En dépit de ces échanges de courriers, la situation ne semble pas devoir s’améliorer… Le 18 décembre, Antoine JOSEPH, l’un des « politiques », adresse une nouvelle lettre de protestation au préfet des Basses-Pyrénées, réclamant : « 1° Notre séparation d’avec les détenus de droit commun [« indésirables – repris de justice »] – 2° L’amélioration de notre nourriture – 3° L’amélioration, en ce qui nous concerne, de l’hygiène et du service sanitaire. […] Nous sommes persuadés, Monsieur le Préfet, que vous voudrez bien faire le nécessaire d’urgence afin qu’il soit possible à l’administration du camp de nous accorder satisfaction sur le point essentiel de notre nourriture, en attendant que les aménagements en cours à l’îlot B nous permettent d’avoir des conditions de vie un peu moins éloignées de celles des autres centres de séjour surveillé. »

Que sont devenus les « indésirables français » du camp de Gurs

Le 30 décembre 1940, 96 internés politiques, [liste] sont transférés vers le camp de Nexon (Haute-Vienne), parmi lesquels se trouvent Louis Lecoin et Daniel Renoult.
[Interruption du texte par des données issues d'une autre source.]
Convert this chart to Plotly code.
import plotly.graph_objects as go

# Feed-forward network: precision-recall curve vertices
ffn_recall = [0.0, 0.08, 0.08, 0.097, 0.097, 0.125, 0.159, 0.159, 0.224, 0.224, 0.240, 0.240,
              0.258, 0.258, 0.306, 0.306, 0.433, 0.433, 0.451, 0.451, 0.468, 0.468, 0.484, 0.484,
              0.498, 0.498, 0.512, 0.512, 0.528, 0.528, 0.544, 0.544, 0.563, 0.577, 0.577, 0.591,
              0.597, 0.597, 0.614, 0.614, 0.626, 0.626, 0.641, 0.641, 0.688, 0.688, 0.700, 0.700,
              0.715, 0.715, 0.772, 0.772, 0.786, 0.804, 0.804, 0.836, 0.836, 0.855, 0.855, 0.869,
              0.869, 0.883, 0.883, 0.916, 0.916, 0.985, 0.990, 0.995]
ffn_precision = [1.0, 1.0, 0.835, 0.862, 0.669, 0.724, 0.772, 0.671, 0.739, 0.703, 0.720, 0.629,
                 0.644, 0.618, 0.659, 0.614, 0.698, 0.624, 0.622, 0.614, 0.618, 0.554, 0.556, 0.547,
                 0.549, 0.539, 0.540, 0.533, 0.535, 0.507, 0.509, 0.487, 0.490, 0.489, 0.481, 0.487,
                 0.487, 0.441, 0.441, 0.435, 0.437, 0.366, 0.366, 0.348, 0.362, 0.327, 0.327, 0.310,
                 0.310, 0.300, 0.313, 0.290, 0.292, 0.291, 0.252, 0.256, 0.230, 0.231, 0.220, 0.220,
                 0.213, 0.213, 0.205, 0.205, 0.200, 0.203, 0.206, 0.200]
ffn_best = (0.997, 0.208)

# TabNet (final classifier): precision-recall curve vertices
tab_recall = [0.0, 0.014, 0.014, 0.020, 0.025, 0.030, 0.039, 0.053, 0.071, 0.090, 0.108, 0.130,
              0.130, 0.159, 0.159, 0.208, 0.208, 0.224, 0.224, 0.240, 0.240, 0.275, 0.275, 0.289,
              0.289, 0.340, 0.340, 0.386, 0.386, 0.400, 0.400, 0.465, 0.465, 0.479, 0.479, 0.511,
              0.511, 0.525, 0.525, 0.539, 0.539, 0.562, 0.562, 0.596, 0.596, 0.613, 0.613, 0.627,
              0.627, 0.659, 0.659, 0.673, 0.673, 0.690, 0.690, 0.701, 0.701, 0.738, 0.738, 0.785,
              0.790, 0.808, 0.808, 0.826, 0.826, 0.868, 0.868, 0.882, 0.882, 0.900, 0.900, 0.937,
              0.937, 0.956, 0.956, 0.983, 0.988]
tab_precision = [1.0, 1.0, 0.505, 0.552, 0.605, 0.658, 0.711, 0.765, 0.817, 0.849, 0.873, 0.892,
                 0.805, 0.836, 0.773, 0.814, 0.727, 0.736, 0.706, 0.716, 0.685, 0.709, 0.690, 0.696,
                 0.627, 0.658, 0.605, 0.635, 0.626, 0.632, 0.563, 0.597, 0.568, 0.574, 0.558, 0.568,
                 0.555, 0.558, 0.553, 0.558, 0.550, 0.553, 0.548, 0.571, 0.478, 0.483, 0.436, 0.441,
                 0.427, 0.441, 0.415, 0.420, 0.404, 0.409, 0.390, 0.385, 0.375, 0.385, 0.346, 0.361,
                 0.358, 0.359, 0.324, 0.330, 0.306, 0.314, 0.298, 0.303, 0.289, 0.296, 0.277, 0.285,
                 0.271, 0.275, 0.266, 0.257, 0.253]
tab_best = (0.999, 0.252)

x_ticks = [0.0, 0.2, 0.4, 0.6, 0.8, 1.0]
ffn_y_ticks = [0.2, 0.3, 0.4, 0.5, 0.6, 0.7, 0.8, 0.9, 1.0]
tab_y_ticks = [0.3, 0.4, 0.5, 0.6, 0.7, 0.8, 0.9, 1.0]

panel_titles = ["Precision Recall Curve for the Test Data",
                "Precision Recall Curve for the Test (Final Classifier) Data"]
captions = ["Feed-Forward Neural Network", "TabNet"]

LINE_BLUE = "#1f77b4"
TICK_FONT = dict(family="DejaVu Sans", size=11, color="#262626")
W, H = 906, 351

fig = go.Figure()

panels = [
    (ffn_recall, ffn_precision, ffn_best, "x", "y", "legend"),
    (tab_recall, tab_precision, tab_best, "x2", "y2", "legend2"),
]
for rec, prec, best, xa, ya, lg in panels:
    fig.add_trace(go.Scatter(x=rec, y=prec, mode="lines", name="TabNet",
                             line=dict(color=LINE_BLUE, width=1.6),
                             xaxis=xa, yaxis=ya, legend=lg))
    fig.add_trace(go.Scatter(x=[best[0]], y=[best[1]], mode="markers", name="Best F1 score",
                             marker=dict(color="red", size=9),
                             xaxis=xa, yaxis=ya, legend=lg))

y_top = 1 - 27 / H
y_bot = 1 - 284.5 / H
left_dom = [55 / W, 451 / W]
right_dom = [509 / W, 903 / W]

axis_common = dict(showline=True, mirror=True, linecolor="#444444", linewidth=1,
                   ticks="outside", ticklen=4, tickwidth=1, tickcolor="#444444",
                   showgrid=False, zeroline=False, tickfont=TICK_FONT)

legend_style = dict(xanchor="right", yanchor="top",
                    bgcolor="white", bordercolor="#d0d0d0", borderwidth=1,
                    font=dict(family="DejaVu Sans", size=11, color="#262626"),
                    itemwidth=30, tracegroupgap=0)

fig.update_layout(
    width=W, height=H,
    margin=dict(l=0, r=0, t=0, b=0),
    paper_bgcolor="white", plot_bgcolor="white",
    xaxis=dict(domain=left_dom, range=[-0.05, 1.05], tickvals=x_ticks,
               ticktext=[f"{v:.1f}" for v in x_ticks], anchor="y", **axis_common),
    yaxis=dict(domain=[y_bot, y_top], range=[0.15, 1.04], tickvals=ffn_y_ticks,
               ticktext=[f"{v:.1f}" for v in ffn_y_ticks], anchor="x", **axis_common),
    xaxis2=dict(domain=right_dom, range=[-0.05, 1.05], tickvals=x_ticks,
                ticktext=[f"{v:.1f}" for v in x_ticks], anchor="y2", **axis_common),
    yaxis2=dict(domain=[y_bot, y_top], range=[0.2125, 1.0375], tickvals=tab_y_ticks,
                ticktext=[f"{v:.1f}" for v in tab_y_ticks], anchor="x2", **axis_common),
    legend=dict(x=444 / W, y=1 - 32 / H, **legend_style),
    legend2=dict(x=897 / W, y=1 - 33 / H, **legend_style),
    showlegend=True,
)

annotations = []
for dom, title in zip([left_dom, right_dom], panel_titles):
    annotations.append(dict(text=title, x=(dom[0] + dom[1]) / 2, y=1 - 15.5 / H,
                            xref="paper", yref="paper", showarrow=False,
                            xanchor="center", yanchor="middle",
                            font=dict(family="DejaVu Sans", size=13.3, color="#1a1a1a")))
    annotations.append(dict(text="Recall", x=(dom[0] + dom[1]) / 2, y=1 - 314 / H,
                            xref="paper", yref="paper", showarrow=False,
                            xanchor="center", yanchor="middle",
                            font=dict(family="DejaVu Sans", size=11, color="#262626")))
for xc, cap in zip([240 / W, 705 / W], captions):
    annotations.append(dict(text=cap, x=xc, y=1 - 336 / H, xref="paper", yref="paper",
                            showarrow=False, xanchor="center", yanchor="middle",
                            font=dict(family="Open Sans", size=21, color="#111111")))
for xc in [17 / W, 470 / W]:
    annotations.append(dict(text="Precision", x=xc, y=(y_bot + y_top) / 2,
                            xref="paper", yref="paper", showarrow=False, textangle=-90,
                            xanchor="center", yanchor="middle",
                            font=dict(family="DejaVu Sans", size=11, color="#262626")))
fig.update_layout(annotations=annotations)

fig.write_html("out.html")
Le lendemain, 23 autres , qualifiés de « repris de justice », sont dirigés vers le centre de séjour surveillé de Sisteron (Basses-Alpes).

4 Commentaires de l'article “« S.O.S. à tous les gens de cœur » – Centre pour « indésirables français » du camp de Gurs”

  1. Labarthe dit :

    Bonsoir.
    Mon grand-père André CAPDUPUY était des 96 transférés de Gurs à Nexon.
    Où ont-ils été envoyés ensuite ?

  2. Jacky Tronel dit :

    Bonjour,
    Votre grand-père fait effectivement partie des 96 « indésirables français » transférés du camp de Gurs vers le camp de Nexon, le 31 décembre 1940. Il figure bien sur cette liste dont j’ai fait état dans un précédent article publié sur ce blog (lien).
    De Nexon, André Capdupuy a soit été dirigé vers un autre centre de séjour surveillé, en métropole, soit transporté vers l’un des bagnes d’Afrique du Nord…
    Dans l’état actuel de mes recherches, je ne peux vous en dire davantage.
    JT

  3. Labarthe dit :

    Merci de cette information.
    Existe t’il des archives liées au camp de Nexon ?

  4. Jacky Tronel dit :

    Bonjour,
    Vous trouverez des fonds intéressants aux Archives départementales de la Haute-Vienne, à Limoges.
    Plus particulièrement dans la série 993 W (Affaires militaires) : 993 W 23 ; 993 W 27 à 78 , 993 W 303,607,779.